TASK INSTRUCTIONS:
Look through the listing below and give the number of lines that hold "matplotlib". Say nothing more.
.....
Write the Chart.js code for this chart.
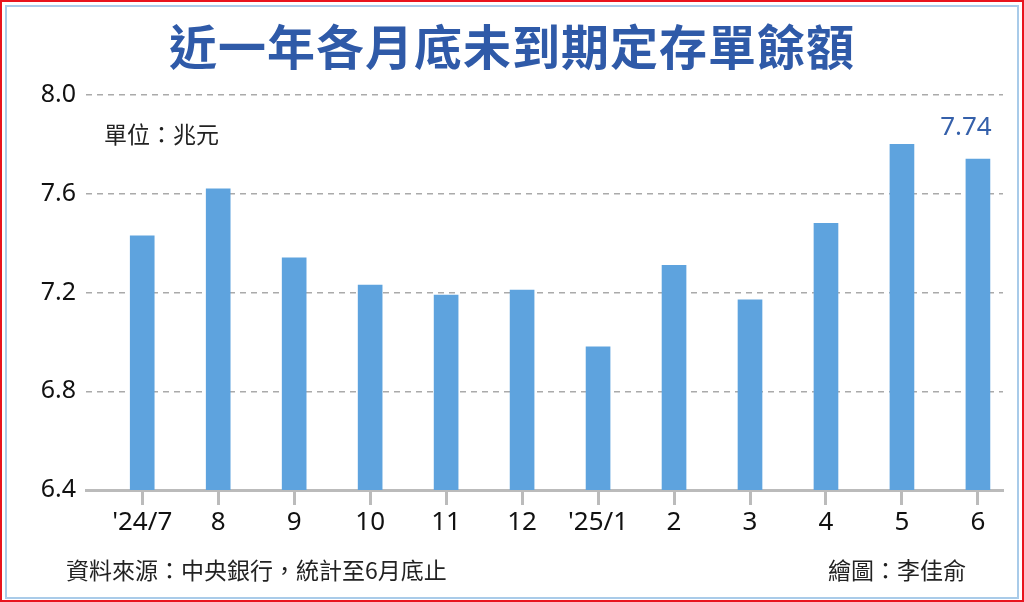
<!DOCTYPE html>
<html>
<head>
<meta charset="utf-8">
<script src="https://cdn.jsdelivr.net/npm/chart.js@4.4.1/dist/chart.umd.min.js"></script>
<style>
  html, body { margin: 0; padding: 0; background: #fff; }
  #wrap { position: relative; width: 1024px; height: 602px; overflow: hidden; font-family: "Noto Sans CJK TC", "Noto Sans", sans-serif; }
  #frame { position: absolute; left: 0; top: 0; width: 1020px; height: 598px; border: 2px solid #e8141e; box-sizing: content-box; pointer-events: none; }
  #inner { position: absolute; left: 5px; top: 5px; width: 1010px; height: 590px; border: 2px solid #a9cbe9; pointer-events: none; }
  #title { position: absolute; left: 0; width: 1024px; top: 16px; text-align: center; font-size: 48px; font-weight: 700; color: #2f5aa8; letter-spacing: 1px; line-height: 1.2; }
  .note { position: absolute; font-size: 23px; color: #222; line-height: 1.2; }
  canvas { position: absolute; left: 0; top: 0; }
</style>
</head>
<body>
<div id="wrap">
  <canvas id="chart" width="1024" height="602"></canvas>
  <div id="title">近一年各月底未到期定存單餘額</div>
  <div class="note" style="left:104px; top:120px;">單位：兆元</div>
  <div class="note" style="left:66px; top:556px;">資料來源：中央銀行，統計至6月底止</div>
  <div class="note" style="left:828px; top:556px;">繪圖：李佳俞</div>
  <div id="frame"></div>
  <div id="inner"></div>
</div>
<script>
// data
const monthLabels = ["'24/7", "8", "9", "10", "11", "12", "'25/1", "2", "3", "4", "5", "6"];
const balances = [7.43, 7.62, 7.34, 7.23, 7.19, 7.21, 6.98, 7.31, 7.17, 7.48, 7.80, 7.74];
const yTicks = [6.4, 6.8, 7.2, 7.6, 8.0];
const lastLabel = "7.74";

const barColor = "#5ea3de";

const lastValuePlugin = {
    id: "lastValue",
    afterDatasetsDraw(chart) {
        const meta = chart.getDatasetMeta(0);
        const bar = meta.data[meta.data.length - 1];
        const ctx = chart.ctx;
        ctx.save();
        ctx.font = "26px 'Noto Sans', sans-serif";
        ctx.fillStyle = "#3560aa";
        ctx.textAlign = "center";
        ctx.textBaseline = "alphabetic";
        ctx.fillText(lastLabel, bar.x - 12, bar.y - 24);
        ctx.restore();
    }
};

new Chart(document.getElementById("chart"), {
    type: "bar",
    data: {
        datasets: [{
            data: balances.map((v, i) => ({ x: i, y: v })),
            backgroundColor: barColor,
            barThickness: 24
        }]
    },
    options: {
        responsive: false,
        animation: false,
        layout: { padding: { top: 95, right: 21, bottom: 0, left: 0 } },
        plugins: { legend: { display: false }, tooltip: { enabled: false } },
        scales: {
            x: {
                type: "linear",
                offset: false,
                min: -0.74,
                max: 11.33,
                afterBuildTicks(axis) { axis.ticks = monthLabels.map((l, i) => ({ value: i })); },
                afterFit(axis) { axis.height = 112; },
                ticks: {
                    callback: (v) => monthLabels[v],
                    color: "#111",
                    font: { size: 26, family: "'Noto Sans', sans-serif" },
                    padding: 2,
                    maxRotation: 0,
                    autoSkip: false
                },
                grid: {
                    offset: false,
                    drawOnChartArea: false,
                    tickLength: 15,
                    tickColor: "#bbb",
                    tickWidth: 3
                },
                border: { display: true, color: "#bbb", width: 3 }
            },
            y: {
                min: 6.4,
                max: 8.0,
                afterBuildTicks(axis) { axis.ticks = yTicks.map(v => ({ value: v })); },
                afterFit(axis) { axis.width = 86; },
                ticks: {
                    callback: (v) => v.toFixed(1),
                    color: "#111",
                    font: { size: 25, family: "'Noto Sans', sans-serif" },
                    padding: 10
                },
                grid: {
                    drawTicks: false,
                    color: (c) => c.tick && c.tick.value === 6.4 ? "rgba(0,0,0,0)" : "#aaa",
                    lineWidth: 1.5
                },
                border: { display: false, dash: [6, 5] }
            }
        }
    },
    plugins: [lastValuePlugin]
});
</script>
</body>
</html>
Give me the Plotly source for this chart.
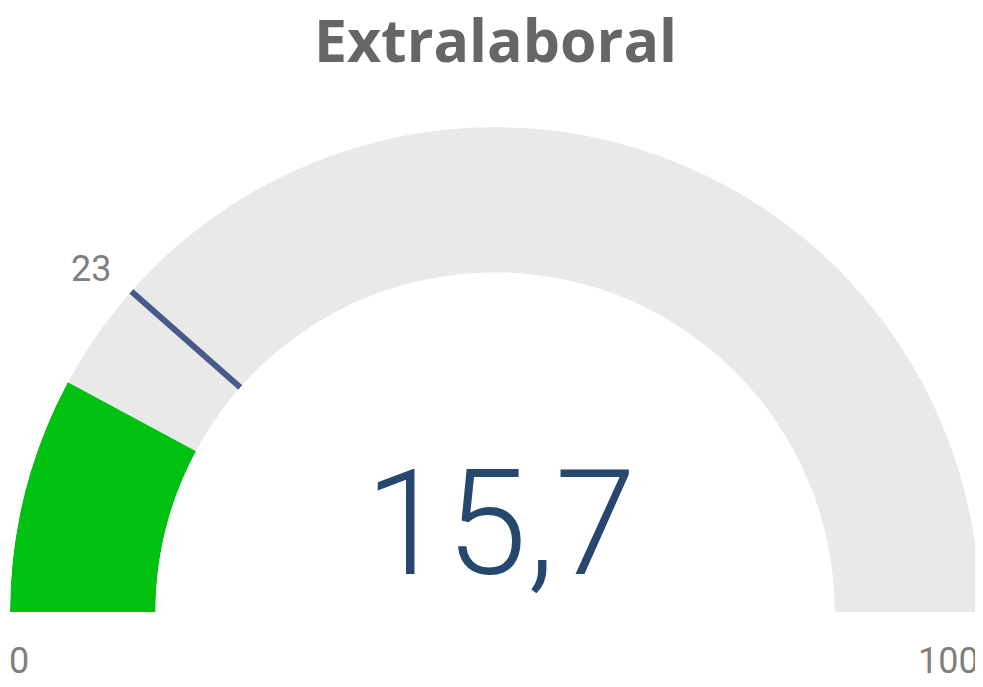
import plotly.graph_objects as go

# ---- data ----
title_text = "Extralaboral"
gauge_min = 0
gauge_max = 100
value = 15.7
target = 23

# colours
bg_color = "#E9E9E9"
bar_color = "#00C010"
target_color = "#485A8A"
value_color = "#26476E"
label_color = "#7F7F7F"
title_color = "#666666"

deg_per_unit = 180.0 / (gauge_max - gauge_min)

def to_theta(v):
    return (v - gauge_min) * deg_per_unit

fig = go.Figure()

# background arc
fig.add_trace(go.Barpolar(
    r=[1], base=[0],
    theta=[to_theta((gauge_min + gauge_max) / 2)],
    width=[to_theta(gauge_max)],
    marker=dict(color=bg_color, line=dict(width=0)),
    hoverinfo="skip", showlegend=False,
))

# value arc
fig.add_trace(go.Barpolar(
    r=[1], base=[0],
    theta=[to_theta(value) / 2],
    width=[to_theta(value)],
    marker=dict(color=bar_color, line=dict(width=0)),
    hoverinfo="skip", showlegend=False,
))

# target line
fig.add_trace(go.Scatterpolar(
    r=[0, 1], theta=[to_theta(target), to_theta(target)],
    mode="lines", line=dict(color=target_color, width=6),
    hoverinfo="skip", showlegend=False,
))

label_font = dict(family="Roboto", size=36, color=label_color)

fig.update_layout(
    width=975, height=679,
    margin=dict(l=2, r=3, t=119, b=75),
    paper_bgcolor="white", plot_bgcolor="white",
    title=dict(text=f"<b>{title_text}</b>", x=0.5, xanchor="center",
               y=0.951, yanchor="middle", yref="container",
               font=dict(family="Open Sans", size=59, color=title_color)),
    polar=dict(
        domain=dict(x=[0, 1], y=[0, 1]),
        sector=[0, 180], hole=0.70, bgcolor="rgba(0,0,0,0)",
        radialaxis=dict(visible=False, range=[0, 1]),
        angularaxis=dict(visible=False, rotation=180, direction="clockwise"),
    ),
    annotations=[
        dict(text=f"{value:.1f}".replace(".", ","), x=0.506, y=0.18,
             xref="paper", yref="paper", xanchor="center", yanchor="middle",
             showarrow=False,
             font=dict(family="Roboto", size=146, color=value_color, weight=300)),
        dict(text=str(gauge_min), x=0.0093, y=-0.102, xref="paper", yref="paper",
             xanchor="center", yanchor="middle", showarrow=False, font=label_font),
        dict(text=str(gauge_max), x=0.968, y=-0.102, xref="paper", yref="paper",
             xanchor="center", yanchor="middle", showarrow=False, font=label_font),
        dict(text=str(target), x=0.0835, y=0.707, xref="paper", yref="paper",
             xanchor="center", yanchor="middle", showarrow=False, font=label_font),
    ],
)

fig.write_html("out.html")
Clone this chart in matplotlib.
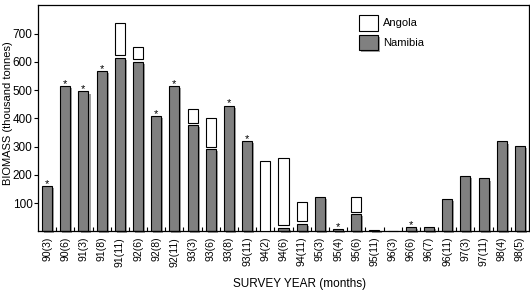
"""Biomass survey bar chart - Namibia / Angola."""
import numpy as np
import matplotlib
matplotlib.use('Agg')
import matplotlib.pyplot as plt
import matplotlib.patheffects as pe
from matplotlib.patches import Patch

plt.rcParams['font.family'] = ['Liberation Sans', 'DejaVu Sans']

surveys = ['90(3)', '90(6)', '91(3)', '91(8)', '91(11)', '92(6)', '92(8)', '92(11)',
           '93(3)', '93(6)', '93(8)', '93(11)', '94(2)', '94(6)', '94(11)', '95(3)',
           '95(4)', '95(6)', '95(11)', '96(3)', '96(6)', '96(7)', '96(11)', '97(3)',
           '97(11)', '98(4)', '98(5)']
namibia = [159, 515, 495, 566, 615, 601, 409, 515,
           375, 290, 445, 319, 0, 13, 27, 120,
           7, 61, 4, 0, 14, 14, 113, 195,
           187, 318, 301]
angola = [0, 0, 0, 0, 123, 52, 0, 0,
          59, 112, 0, 0, 248, 245, 76, 0,
          0, 62, 0, 0, 0, 0, 0, 0,
          0, 0, 0]
starred = ['90(3)', '90(6)', '91(3)', '91(8)', '92(8)', '92(11)', '93(8)', '93(11)',
           '95(4)', '96(6)']

GREY = '#808080'
SHADOW = '#a0a0a0'
GAP = 8
W = 0.55

fig = plt.figure(figsize=(5.3, 3.03), dpi=100)
ax = fig.add_axes([38 / 530, 1 - 231.3 / 303, 491 / 530, 226 / 303])

x = np.arange(len(surveys))
shadow = [pe.SimplePatchShadow(offset=(1.5, -1.5), shadow_rgbFace=SHADOW, alpha=1), pe.Normal()]

nam = ax.bar(x, namibia, width=W, color=GREY, edgecolor='black', linewidth=0.8,
             clip_on=False, zorder=2)
for b in nam:
    b.set_path_effects(shadow)

nam_arr = np.array(namibia)
ang_arr = np.array(angola)
has = ang_arr > 0
bottoms = np.where(nam_arr > 0, nam_arr + GAP, 0)
ax.bar(x[has], (ang_arr - np.where(nam_arr > 0, GAP, 0))[has], bottom=bottoms[has],
       width=W, color='white', edgecolor='black', linewidth=0.8, zorder=3)

for i, s in enumerate(surveys):
    if s in starred:
        ax.text(i, namibia[i] - 3, '*', ha='center', va='baseline', fontsize=8)

ax.set_xlim(-0.5, len(surveys) - 0.5)
ax.set_ylim(0, 800)
ax.set_yticks(range(100, 800, 100))
ax.tick_params(axis='y', direction='out', length=3, width=0.8, labelsize=8.5, pad=1)
ax.set_xticks(x)
ax.set_xticklabels(surveys, rotation=90, fontsize=7.5)
ax.tick_params(axis='x', which='major', length=0, pad=4)
ax.set_xticks(x[:-1] + 0.5, minor=True)
ax.tick_params(axis='x', which='minor', direction='in', length=3, width=0.8)
for sp in ax.spines.values():
    sp.set_linewidth(0.9)

ax.set_ylabel('BIOMASS (thousand tonnes)', fontsize=8)
ax.yaxis.set_label_coords(-0.050, 0.521)
ax.set_xlabel('SURVEY YEAR (months)', fontsize=8.5)
ax.xaxis.set_label_coords(0.532, -0.207)

handles = [Patch(facecolor='white', edgecolor='black', linewidth=0.8),
           Patch(facecolor=GREY, edgecolor='black', linewidth=0.8, path_effects=shadow)]
ax.legend(handles, ['Angola', 'Namibia'], loc='upper left',
          bbox_to_anchor=(359 / 530, 1 - 15 / 303), bbox_transform=fig.transFigure,
          frameon=False, fontsize=8, handlelength=1.7, handleheight=1.8,
          handletextpad=0.5, labelspacing=0.35, borderpad=0, borderaxespad=0)

fig.savefig('out.png', dpi=100)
.....
ANSWER BELOW:
6